Optimal algorithmic complexity of inference in quantum kernel methods

TL;DR

This paper identifies the optimal quantum algorithm for inference in quantum kernel methods, significantly reducing query complexity and providing practical strategies for implementation.

Contribution

It systematically analyzes all combinations of estimation and summation methods, establishing a query-optimal approach with matching lower bounds.

Findings

Query complexity is reduced to $O(\lVert\alpha\rVert_1/\varepsilon)$ using a single observable and amplitude estimation.

The paper proves a matching lower bound, confirming the optimality of the proposed method.

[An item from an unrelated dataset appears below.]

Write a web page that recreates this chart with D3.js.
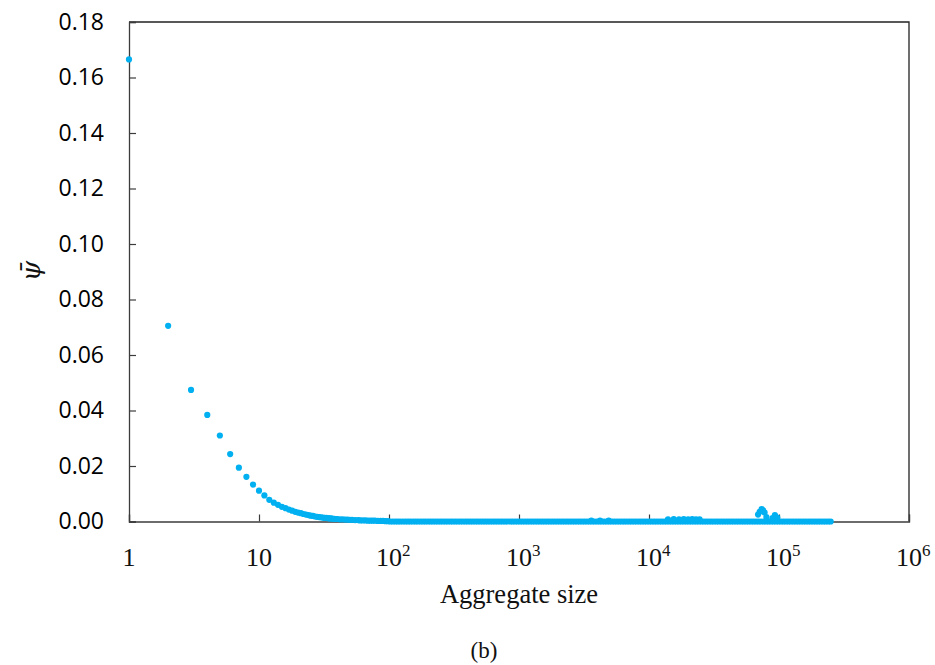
<!DOCTYPE html>
<html>
<head>
<meta charset="utf-8">
<script src="https://cdn.jsdelivr.net/npm/d3@7"></script>
<style>
  html, body { margin: 0; padding: 0; background: #fff; }
  svg { display: block; }
</style>
</head>
<body>
<svg id="chart" width="935" height="665"></svg>
<script>
// ---- data ----
// small aggregates: individual sizes with their mean psi
const decaySizes  = [1, 2, 3, 4, 5, 6, 7, 8, 9, 10, 11, 12, 13, 14, 15, 16, 17, 18, 19, 20,
                     21, 22, 23, 24, 25, 26, 27, 28, 29, 30, 31, 32, 33, 34, 35, 36, 37, 38, 39, 40,
                     42, 44, 46, 48, 50, 52, 55, 58];
const decayValues = [0.1665, 0.0705, 0.0474, 0.0384, 0.0310, 0.0243, 0.0194, 0.0161, 0.0133, 0.0111,
                     0.0094, 0.0078, 0.0068, 0.0060, 0.0053, 0.0048, 0.0043, 0.0039, 0.0035, 0.0032,
                     0.0030, 0.0027, 0.0025, 0.0023, 0.0021, 0.0020, 0.0018, 0.0017, 0.0016, 0.0015,
                     0.0014, 0.0013, 0.0013, 0.0012, 0.0011, 0.0011, 0.0010, 0.0010, 0.0009, 0.0009,
                     0.0008, 0.0008, 0.0007, 0.0007, 0.0006, 0.0006, 0.0005, 0.0005];
// tail approaching the floor
const tailSizes  = [60, 63, 66, 69, 72, 75, 78, 82, 86, 90, 94, 98];
const tailValues = [0.0004, 0.0004, 0.0004, 0.0003, 0.0003, 0.0003, 0.0003, 0.0002, 0.0002, 0.0002, 0.0001, 0.0001];
// large aggregates sitting on the floor (psi ~ 0)
const floorSizes = [102, 107, 112, 117, 122, 128, 134, 140, 146, 153, 160, 167, 175, 183, 191, 200, 209, 218,
  228, 238, 249, 260, 272, 284, 297, 310, 324, 339, 354, 370, 387, 404, 422, 441, 461, 482, 504, 527, 550,
  575, 601, 628, 656, 686, 717, 749, 783, 818, 855, 893, 933, 975, 1019, 1065, 1113, 1163, 1215, 1270, 1327,
  1387, 1449, 1514, 1582, 1653, 1728, 1806, 1887, 1972, 2061, 2153, 2250, 2351, 2457, 2568, 2683, 2804, 2930,
  3062, 3200, 3344, 3494, 3652, 3816, 3988, 4167, 4355, 4551, 4756, 4970, 5193, 5427, 5671, 5926, 6193, 6472,
  6763, 7067, 7385, 7718, 8065, 8428, 8807, 9203, 9618, 10050, 10503, 10975, 11469, 11985, 12525, 13088, 13677,
  14293, 14936, 15608, 16311, 17045, 17812, 18613, 19451, 20326, 21241, 22197, 23196, 24240, 25330, 26470,
  27661, 28906, 30207, 31566, 32987, 34471, 36022, 37643, 39337, 41107, 42957, 44890, 46910, 49021, 51227,
  53532, 55941, 58458, 61089, 63838, 66710, 69712, 72849, 76128, 79553, 83133, 86874, 90784, 94869, 99138,
  103599, 108261, 113133, 118224, 123544, 129104, 134913, 140984, 147329, 153958, 160887, 168127, 175692,
  183598, 191860, 200494, 209516, 218944, 228797, 239093, 249852];
const floorValue = 0;
// scattered large aggregates standing slightly above the floor
const bumpSizes  = [3600, 4200, 4900, 14000, 15500, 17000, 18500, 20000, 21500, 23000, 24500,
                    69000, 71000, 73500, 75500, 77500, 80000, 89000, 93000, 97000];
const bumpValues = [0.0003, 0.0003, 0.0003, 0.0008, 0.0009, 0.0008, 0.0009, 0.0008, 0.0009, 0.0008, 0.0008,
                    0.0025, 0.0035, 0.0045, 0.0040, 0.0032, 0.0016, 0.0012, 0.0023, 0.0014];

const xTickExps = [0, 1, 2, 3, 4, 5, 6];
const yTicks = [0, 0.02, 0.04, 0.06, 0.08, 0.10, 0.12, 0.14, 0.16, 0.18];
const xTitle = "Aggregate size";
const caption = "(b)";

// ---- layout ----
const svg = d3.select("#chart");
const L = 129, R = 909, T = 22, B = 521.5;
const x = d3.scaleLog().domain([1, 1e6]).range([L, R]);
const y = d3.scaleLinear().domain([0, 0.18]).range([B, T]);
const axisColor = "#3c3c3c";

// frame (top & right)
svg.append("path")
  .attr("d", `M${L},${T}H${R}V${B}`)
  .attr("fill", "none").attr("stroke", "#222").attr("stroke-width", 1.3);

// y axis
const yAxis = d3.axisLeft(y).tickValues(yTicks).tickSize(-7).tickPadding(25)
  .tickFormat(d3.format(".2f"));
const gy = svg.append("g").attr("transform", `translate(${L},0)`).call(yAxis);
gy.select(".domain").attr("stroke", axisColor).attr("stroke-width", 1.3);
gy.selectAll(".tick line").attr("stroke", axisColor).attr("stroke-width", 1.2);
gy.selectAll(".tick text")
  .attr("font-family", "'Open Sans', sans-serif").attr("font-size", 23)
  .attr("fill", "#000").attr("x", -25);

// x axis
const xAxis = d3.axisBottom(x).tickValues(xTickExps.map(e => Math.pow(10, e)))
  .tickSize(-7).tickFormat("");
const gx = svg.append("g").attr("transform", `translate(0,${B})`).call(xAxis);
gx.select(".domain").attr("stroke", axisColor).attr("stroke-width", 1.3);
gx.selectAll(".tick line").attr("stroke", axisColor).attr("stroke-width", 1.2);

// x tick labels: 1, 10, 10^2 ... 10^6 (base "10" centred on the tick)
const xl = svg.append("g").attr("font-family", "'Liberation Serif', 'Times New Roman', serif")
  .attr("fill", "#111");
xTickExps.forEach(e => {
  const cx = x(Math.pow(10, e));
  if (e === 0) {
    xl.append("text").attr("x", cx).attr("y", 566).attr("text-anchor", "middle")
      .attr("font-size", 26).text("1");
  } else if (e === 1) {
    xl.append("text").attr("x", cx).attr("y", 566).attr("text-anchor", "middle")
      .attr("font-size", 26).text("10");
  } else {
    const t = xl.append("text").attr("x", cx - 13).attr("y", 566).attr("font-size", 26);
    t.append("tspan").text("10");
    t.append("tspan").attr("dy", -10).attr("font-size", 17).text(String(e));
  }
});

// points
const pts = [];
decaySizes.forEach((s, i) => pts.push([s, decayValues[i]]));
tailSizes.forEach((s, i) => pts.push([s, tailValues[i]]));
floorSizes.forEach(s => pts.push([s, floorValue]));
bumpSizes.forEach((s, i) => pts.push([s, bumpValues[i]]));
svg.append("g").selectAll("circle").data(pts).join("circle")
  .attr("cx", d => x(d[0])).attr("cy", d => y(d[1])).attr("r", 3.1)
  .attr("fill", "#00b0f0");

// axis titles
svg.append("text").attr("x", 519).attr("y", 603).attr("text-anchor", "middle")
  .attr("font-family", "'Liberation Serif', 'Times New Roman', serif").attr("font-size", 26.5)
  .attr("fill", "#111").text(xTitle);

const yl = svg.append("text")
  .attr("transform", "translate(40,271) rotate(-90)")
  .attr("text-anchor", "middle")
  .attr("font-family", "'DejaVu Serif', serif").attr("font-style", "italic")
  .attr("font-size", 26).attr("fill", "#111");
yl.text("\u03C8\u0304");

svg.append("text").attr("x", 484).attr("y", 658).attr("text-anchor", "middle")
  .attr("font-family", "'Liberation Serif', 'Times New Roman', serif").attr("font-size", 23)
  .attr("fill", "#111").text(caption);
</script>
</body>
</html>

It discusses the trade-offs between query complexity and gate complexity for practical implementations.

Abstract

Quantum kernel methods are among the leading candidates for achieving quantum advantage in supervised learning. A key bottleneck is the cost of inference: evaluating a trained model on new data requires estimating a weighted sum $\sum_{i=1}^N \alpha_i k(x,x_i)$ of $N$ kernel values to additive precision $\varepsilon$, where $\alpha$ is the vector of trained coefficients. The standard approach estimates each term independently via sampling, yielding a query complexity of $O(N\lVert\alpha\rVert_2^2/\varepsilon^2)$. In this work, we identify two independent axes for improvement: (1) How individual kernel values are estimated (sampling versus quantum amplitude estimation), and (2) how the sum is approximated (term-by-term versus via a single observable), and systematically analyze all combinations thereof. The query-optimal combination, encoding the full inference sum as the expectation value of a single observable and applying quantum amplitude estimation, achieves a query complexity of $O(\lVert\alpha\rVert_1/\varepsilon)$, removing the dependence on $N$ from the query count and yielding a quadratic improvement in both $\lVert\alpha\rVert_1$ and $\varepsilon$. We prove a matching lower bound of $\Omega(\lVert\alpha\rVert_1/\varepsilon)$, establishing query-optimality of our approach up to logarithmic factors. Beyond query complexity, we also analyze how these improvements translate into gate costs and show that the query-optimal strategy is not always optimal in practice from the perspective of gate complexity. Our results provide both a query-optimal algorithm and a practically optimal choice of strategy depending on hardware capabilities, along with a complete landscape of intermediate methods to guide practitioners. All algorithms require only amplitude estimation as a subroutine and are thus natural candidates for early-fault-tolerant implementations.